According to RMS Titanic, time is running out to retrieve the telegraph machine, which has been called “the voice” of the Titanic. The company has recovered thousands of items from the site of the wreck, which sits about 400 miles off of Newfoundland, Canada.

Because the telegraph device is located in a room on the ship’s deck, it might become unretrievable if the roof above it continues to perforate. 

“I'm not sure if we go in 2020 that the roof won't collapse on everything,” Paul Henry Nargeolet, director of the company's underwater research program, is quoted as saying during the court testimony. However, the firm has already received pushback from the US Attorney’s Office in Virginia, which represents the US National Oceanic and Atmospheric Administration. 

According to the attorneys, retrieval of the device would violate court orders. A treaty between the US and the UK that was signed in 2003 and ratified in 2019 gives both countries the right to deny licenses to slice the hull of the Titanic wreckage and retrieve artifacts from inside it.

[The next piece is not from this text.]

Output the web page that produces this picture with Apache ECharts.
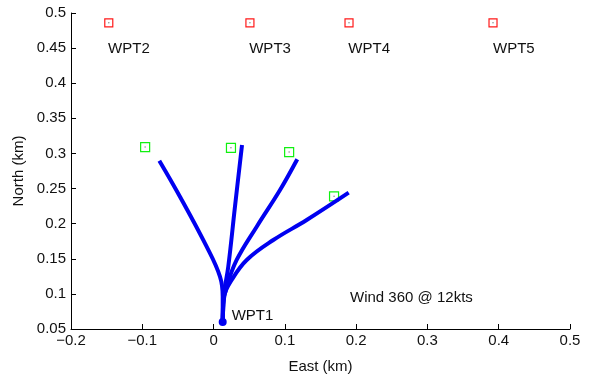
<!DOCTYPE html>
<html>
<head>
<meta charset="utf-8">
<script src="https://cdn.jsdelivr.net/npm/echarts@6/dist/echarts.min.js"></script>
<style>
  html, body { margin: 0; padding: 0; background: #fff; }
  #chart { width: 595px; height: 379px; }
</style>
</head>
<body>
<div id="chart"></div>
<script>
// waypoints (red) and their labels
const wptNames = ['WPT2', 'WPT3', 'WPT4', 'WPT5'];
const wptX = [-0.147, 0.051, 0.19, 0.392];
const wptY = [0.486, 0.486, 0.486, 0.486];
const wptLabelX = [-0.148, 0.050, 0.189, 0.392];
const wptLabelY = [0.449, 0.449, 0.449, 0.449];

// targets (green)
const tgtX = [-0.096, 0.0244, 0.106, 0.169];
const tgtY = [0.309, 0.308, 0.302, 0.239];

// tracks from WPT1
const start = [0.0128, 0.060];
const track1 = [[0.0128, 0.060], [0.0128, 0.0675], [0.0128, 0.096], [0.009, 0.1245], [-0.0097, 0.1672], [-0.0471, 0.2384], [-0.0761, 0.2897]];
const track2 = [[0.0128, 0.060], [0.0135, 0.080], [0.0146, 0.1008], [0.0206, 0.1387], [0.030, 0.2242], [0.0399, 0.312]];
const track3 = [[0.0128, 0.060], [0.0135, 0.085], [0.0184, 0.1102], [0.0324, 0.1483], [0.0605, 0.1957], [0.0932, 0.2479], [0.1174, 0.2917]];
const track4 = [[0.0128, 0.060], [0.0135, 0.080], [0.0146, 0.096], [0.0254, 0.1198], [0.0465, 0.1483], [0.0838, 0.1767], [0.1306, 0.2052], [0.1895, 0.2441]];

const notes = [
  { name: 'WPT1', value: [0.0254, 0.069] },
  { name: 'Wind 360 @ 12kts', value: [0.1914, 0.0937] }
];

const chart = echarts.init(document.getElementById('chart'));
const font = 'Liberation Sans, Arial, sans-serif';
const blue = '#0000f0';
const txt = '#111';

const trackSeries = [track1, track2, track3, track4].map(t => ({
  type: 'line',
  data: t,
  smooth: 0.4,
  symbol: 'none',
  lineStyle: { color: blue, width: 4 },
  z: 3
}));

chart.setOption({
  animation: false,
  grid: { left: 71, right: 25, top: 13, bottom: 50 },
  xAxis: {
    type: 'value', min: -0.2, max: 0.5, interval: 0.1,
    name: 'East (km)', nameLocation: 'middle', nameGap: 30,
    nameTextStyle: { color: txt, fontSize: 15, fontFamily: font },
    axisLine: { show: true, onZero: false, lineStyle: { color: '#000' } },
    axisTick: { show: true, inside: true, length: 5, lineStyle: { color: '#000' } },
    axisLabel: {
      color: txt, fontSize: 15, fontFamily: font, margin: 4,
      formatter: v => String(Math.round(v * 10) / 10).replace('-', '\u2212')
    },
    splitLine: { show: false }
  },
  yAxis: {
    type: 'value', min: 0.05, max: 0.5, interval: 0.05,
    name: 'North (km)', nameLocation: 'middle', nameGap: 41,
    nameTextStyle: { color: txt, fontSize: 15, fontFamily: font },
    axisLine: { show: true, onZero: false, lineStyle: { color: '#000' } },
    axisTick: { show: true, inside: true, length: 5, lineStyle: { color: '#000' } },
    axisLabel: {
      color: txt, fontSize: 15, fontFamily: font, margin: 5,
      formatter: v => String(Math.round(v * 100) / 100)
    },
    splitLine: { show: false }
  },
  series: [
    ...trackSeries,
    {
      type: 'scatter',
      data: [start],
      symbol: 'circle', symbolSize: 8,
      itemStyle: { color: blue, opacity: 1 },
      z: 4
    },
    {
      type: 'scatter',
      data: wptX.map((x, i) => [x, wptY[i]]),
      symbol: 'rect', symbolSize: 8,
      itemStyle: { color: 'rgba(0,0,0,0)', borderColor: '#ff1a1a', borderWidth: 1.2, opacity: 1 }
    },
    {
      type: 'scatter',
      data: tgtX.map((x, i) => [x, tgtY[i]]),
      symbol: 'rect', symbolSize: 9,
      itemStyle: { color: 'rgba(0,0,0,0)', borderColor: '#10f010', borderWidth: 1.2, opacity: 1 }
    },
    {
      type: 'scatter',
      data: wptX.map((x, i) => [x, wptY[i]]).concat(tgtX.map((x, i) => [x, tgtY[i]])),
      symbol: 'circle', symbolSize: 1.5,
      itemStyle: { color: '#888', opacity: 1 }
    },
    {
      type: 'scatter',
      data: wptNames.map((n, i) => ({ name: n, value: [wptLabelX[i], wptLabelY[i]] })).concat(notes),
      symbolSize: 0,
      itemStyle: { opacity: 1 },
      label: {
        show: true, position: [0, 0], align: 'left', verticalAlign: 'middle',
        formatter: p => p.name,
        color: txt, fontSize: 15, fontFamily: font
      }
    }
  ]
});
</script>
</body>
</html>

"It seems clear that this is not simply a 'one-off' proposal for the Marconi Wireless Telegraph, but a placeholder for future requests to take similar actions in order to recover other artifacts from inside the wreck," federal attorney Kent P. Porter wrote in court documents, AP reported.

According to Karen Kamuda, president of the Massachusetts-based Titanic Historical Society Inc., the organization "has been against disturbing the wreck since 1985 because it is a gravesite."

"As usual, it's all about money," she added in a statement to AP.

The Titanic was an Olympic-class passenger liner owned by British shipping company White Star Line. On April 14, 1912, four days into its maiden voyage, the ship hit an iceberg and sank within three hours. The disaster resulted in the deaths of 1,517 of the 2,223 people on board.